Another vintage Sony receiver came into my possession lately. This one is an earlier model compared to the TA-F45 I previously posted about, as you can probably tell from the size and woodgrain style. I've been having extremely bad luck lately when it comes to tracking down any kind of technical specs for stuff I've purchased. This receiver falls under the same category of the unknown.
I know it entered production some time in the late 1970s and manufactured as late 1981. I read that it's rated at only 28 watts per channel, but after testing it, it honestly sounds quite a bit more powerful. I came to this conclusion by comparing it to my Marantz 2230 which is only 30 watts per channel, but this receiver seems to be able to drive my speakers significantly easier.
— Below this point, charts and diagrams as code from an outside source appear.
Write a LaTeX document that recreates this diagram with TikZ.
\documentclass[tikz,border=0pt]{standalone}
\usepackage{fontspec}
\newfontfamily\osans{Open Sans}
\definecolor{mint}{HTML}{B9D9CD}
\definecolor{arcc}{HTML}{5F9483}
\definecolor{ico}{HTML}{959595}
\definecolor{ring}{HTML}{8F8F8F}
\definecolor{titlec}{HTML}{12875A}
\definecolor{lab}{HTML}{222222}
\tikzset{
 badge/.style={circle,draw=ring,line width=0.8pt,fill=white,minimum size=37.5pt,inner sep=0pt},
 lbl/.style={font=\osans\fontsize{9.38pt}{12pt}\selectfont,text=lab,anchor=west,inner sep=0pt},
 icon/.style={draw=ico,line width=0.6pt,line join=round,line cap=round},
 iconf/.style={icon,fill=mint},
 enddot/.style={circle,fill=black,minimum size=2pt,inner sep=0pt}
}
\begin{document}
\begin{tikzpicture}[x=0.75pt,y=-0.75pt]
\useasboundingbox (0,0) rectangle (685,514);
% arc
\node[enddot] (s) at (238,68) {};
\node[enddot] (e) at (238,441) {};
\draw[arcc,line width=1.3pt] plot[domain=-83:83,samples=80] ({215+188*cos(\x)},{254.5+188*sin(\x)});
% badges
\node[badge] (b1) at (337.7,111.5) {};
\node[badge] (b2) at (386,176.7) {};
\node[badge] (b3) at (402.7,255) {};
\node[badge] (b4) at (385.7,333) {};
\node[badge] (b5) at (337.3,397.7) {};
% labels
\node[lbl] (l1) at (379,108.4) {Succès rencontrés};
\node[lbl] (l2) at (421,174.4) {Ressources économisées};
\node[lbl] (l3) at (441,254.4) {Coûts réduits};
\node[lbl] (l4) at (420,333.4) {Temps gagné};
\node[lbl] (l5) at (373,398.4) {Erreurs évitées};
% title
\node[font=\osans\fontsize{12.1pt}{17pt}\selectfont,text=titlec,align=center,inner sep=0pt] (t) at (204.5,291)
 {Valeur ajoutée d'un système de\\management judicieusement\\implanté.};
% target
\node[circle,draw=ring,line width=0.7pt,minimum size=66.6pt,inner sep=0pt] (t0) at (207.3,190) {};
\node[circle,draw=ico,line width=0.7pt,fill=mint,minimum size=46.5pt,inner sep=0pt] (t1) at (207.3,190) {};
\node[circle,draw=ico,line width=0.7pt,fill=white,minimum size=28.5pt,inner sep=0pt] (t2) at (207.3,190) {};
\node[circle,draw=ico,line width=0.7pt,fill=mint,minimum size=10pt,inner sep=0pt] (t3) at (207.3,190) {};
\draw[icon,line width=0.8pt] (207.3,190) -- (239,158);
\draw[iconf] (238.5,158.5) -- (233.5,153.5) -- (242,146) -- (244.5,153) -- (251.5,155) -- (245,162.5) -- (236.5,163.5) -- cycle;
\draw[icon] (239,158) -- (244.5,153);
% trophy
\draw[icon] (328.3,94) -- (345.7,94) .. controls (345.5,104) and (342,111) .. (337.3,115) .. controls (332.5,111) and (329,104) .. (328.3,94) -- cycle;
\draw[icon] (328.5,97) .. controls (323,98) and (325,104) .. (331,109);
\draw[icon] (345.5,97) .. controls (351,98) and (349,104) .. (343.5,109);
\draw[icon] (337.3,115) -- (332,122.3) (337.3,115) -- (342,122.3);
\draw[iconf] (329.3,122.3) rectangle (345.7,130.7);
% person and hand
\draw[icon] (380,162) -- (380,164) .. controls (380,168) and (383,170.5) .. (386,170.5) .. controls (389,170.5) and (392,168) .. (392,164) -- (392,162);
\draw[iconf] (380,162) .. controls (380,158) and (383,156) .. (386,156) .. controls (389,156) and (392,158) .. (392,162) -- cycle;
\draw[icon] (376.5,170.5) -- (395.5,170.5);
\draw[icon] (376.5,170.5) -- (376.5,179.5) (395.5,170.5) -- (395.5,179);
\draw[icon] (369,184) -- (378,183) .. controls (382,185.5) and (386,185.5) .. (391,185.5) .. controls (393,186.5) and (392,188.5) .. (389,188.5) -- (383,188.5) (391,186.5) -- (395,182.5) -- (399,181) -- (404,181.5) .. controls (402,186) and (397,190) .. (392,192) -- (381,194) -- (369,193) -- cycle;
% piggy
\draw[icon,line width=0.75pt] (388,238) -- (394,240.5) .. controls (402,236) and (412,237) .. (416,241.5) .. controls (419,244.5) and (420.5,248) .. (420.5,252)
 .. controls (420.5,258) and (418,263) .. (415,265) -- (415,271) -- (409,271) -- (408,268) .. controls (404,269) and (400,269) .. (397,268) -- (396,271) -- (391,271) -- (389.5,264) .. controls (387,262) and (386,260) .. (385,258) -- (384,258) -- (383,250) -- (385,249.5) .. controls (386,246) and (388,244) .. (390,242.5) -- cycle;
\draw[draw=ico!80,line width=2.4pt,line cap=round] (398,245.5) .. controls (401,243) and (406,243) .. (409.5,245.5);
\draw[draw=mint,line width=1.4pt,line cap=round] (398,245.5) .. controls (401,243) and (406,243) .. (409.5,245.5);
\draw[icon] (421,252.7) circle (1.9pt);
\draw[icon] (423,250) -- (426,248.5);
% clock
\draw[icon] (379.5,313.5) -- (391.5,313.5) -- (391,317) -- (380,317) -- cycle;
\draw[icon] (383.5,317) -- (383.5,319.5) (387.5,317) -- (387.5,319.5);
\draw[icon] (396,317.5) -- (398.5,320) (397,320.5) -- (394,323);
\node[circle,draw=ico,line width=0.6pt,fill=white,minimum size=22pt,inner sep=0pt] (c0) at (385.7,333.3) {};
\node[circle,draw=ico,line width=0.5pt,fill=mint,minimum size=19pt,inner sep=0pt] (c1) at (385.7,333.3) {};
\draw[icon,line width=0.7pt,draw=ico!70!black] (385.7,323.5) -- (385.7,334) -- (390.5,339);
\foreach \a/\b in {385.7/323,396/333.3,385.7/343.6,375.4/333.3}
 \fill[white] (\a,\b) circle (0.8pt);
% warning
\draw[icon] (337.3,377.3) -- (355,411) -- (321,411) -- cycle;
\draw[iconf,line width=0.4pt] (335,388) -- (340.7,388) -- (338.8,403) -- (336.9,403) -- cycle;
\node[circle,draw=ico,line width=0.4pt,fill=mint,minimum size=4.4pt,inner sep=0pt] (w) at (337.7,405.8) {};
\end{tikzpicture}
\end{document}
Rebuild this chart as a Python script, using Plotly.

Not much work was required other than a good dusting (the inside was thick with it) and the usual cleaning of pots and switches. I also needed to replace a single lamp. Luckily, I had a spare one handy from a previous project that fit the size and rating of the original. Here's the inside:
Pretty spacious and looks easy to service, if needed. I found the angled tuner bits kind of interesting. This model has something called a "servo lock" tuner, which (as far as I can tell) only gives you a better visual clue as to when you are locked on a station. The word "servo" makes me think that it's supposed to physically lock onto a station with a motor of some kind, but it seems to work the same as any other analog tuner I've used. Maybe I'll look into it a bit more. Turns out that there is an electronic circuit that locks the station once you get close enough to the center frequency, so there is in fact a bit of extra magic going on.